§ **EXERCISE DETAILS**
Can you write out all of the material below, word for word?

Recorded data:
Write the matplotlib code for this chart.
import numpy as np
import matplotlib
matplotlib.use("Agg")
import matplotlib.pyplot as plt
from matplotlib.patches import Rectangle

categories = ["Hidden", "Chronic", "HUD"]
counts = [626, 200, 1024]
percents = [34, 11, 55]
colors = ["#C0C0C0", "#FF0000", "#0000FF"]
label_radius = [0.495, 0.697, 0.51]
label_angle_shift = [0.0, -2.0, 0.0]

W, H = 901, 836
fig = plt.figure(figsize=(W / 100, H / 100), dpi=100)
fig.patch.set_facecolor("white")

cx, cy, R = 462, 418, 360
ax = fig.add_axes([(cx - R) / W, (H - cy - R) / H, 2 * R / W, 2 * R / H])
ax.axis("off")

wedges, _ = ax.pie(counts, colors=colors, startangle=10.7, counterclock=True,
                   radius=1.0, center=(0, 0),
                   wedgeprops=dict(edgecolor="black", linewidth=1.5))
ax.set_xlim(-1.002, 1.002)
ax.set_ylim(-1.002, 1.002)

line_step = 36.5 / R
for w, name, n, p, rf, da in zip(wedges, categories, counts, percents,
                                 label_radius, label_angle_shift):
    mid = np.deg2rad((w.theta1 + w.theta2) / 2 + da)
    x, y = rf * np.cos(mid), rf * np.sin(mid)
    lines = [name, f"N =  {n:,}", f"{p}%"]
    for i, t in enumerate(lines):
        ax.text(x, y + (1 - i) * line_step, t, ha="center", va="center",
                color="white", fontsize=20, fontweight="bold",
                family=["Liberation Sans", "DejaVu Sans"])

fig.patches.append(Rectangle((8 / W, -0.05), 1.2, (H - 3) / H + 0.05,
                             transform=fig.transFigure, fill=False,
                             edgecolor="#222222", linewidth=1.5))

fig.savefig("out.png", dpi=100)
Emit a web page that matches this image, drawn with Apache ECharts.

§ **OUTPUT OF THE TASK**
Write the matplotlib code for this chart.
import numpy as np
import matplotlib
matplotlib.use("Agg")
import matplotlib.pyplot as plt
from matplotlib.patches import Rectangle

categories = ["Hidden", "Chronic", "HUD"]
counts = [626, 200, 1024]
percents = [34, 11, 55]
colors = ["#C0C0C0", "#FF0000", "#0000FF"]
label_radius = [0.495, 0.697, 0.51]
label_angle_shift = [0.0, -2.0, 0.0]

W, H = 901, 836
fig = plt.figure(figsize=(W / 100, H / 100), dpi=100)
fig.patch.set_facecolor("white")

cx, cy, R = 462, 418, 360
ax = fig.add_axes([(cx - R) / W, (H - cy - R) / H, 2 * R / W, 2 * R / H])
ax.axis("off")

wedges, _ = ax.pie(counts, colors=colors, startangle=10.7, counterclock=True,
                   radius=1.0, center=(0, 0),
                   wedgeprops=dict(edgecolor="black", linewidth=1.5))
ax.set_xlim(-1.002, 1.002)
ax.set_ylim(-1.002, 1.002)

line_step = 36.5 / R
for w, name, n, p, rf, da in zip(wedges, categories, counts, percents,
                                 label_radius, label_angle_shift):
    mid = np.deg2rad((w.theta1 + w.theta2) / 2 + da)
    x, y = rf * np.cos(mid), rf * np.sin(mid)
    lines = [name, f"N =  {n:,}", f"{p}%"]
    for i, t in enumerate(lines):
        ax.text(x, y + (1 - i) * line_step, t, ha="center", va="center",
                color="white", fontsize=20, fontweight="bold",
                family=["Liberation Sans", "DejaVu Sans"])

fig.patches.append(Rectangle((8 / W, -0.05), 1.2, (H - 3) / H + 0.05,
                             transform=fig.transFigure, fill=False,
                             edgecolor="#222222", linewidth=1.5))

fig.savefig("out.png", dpi=100)
Emit a web page that matches this image, drawn with Apache ECharts.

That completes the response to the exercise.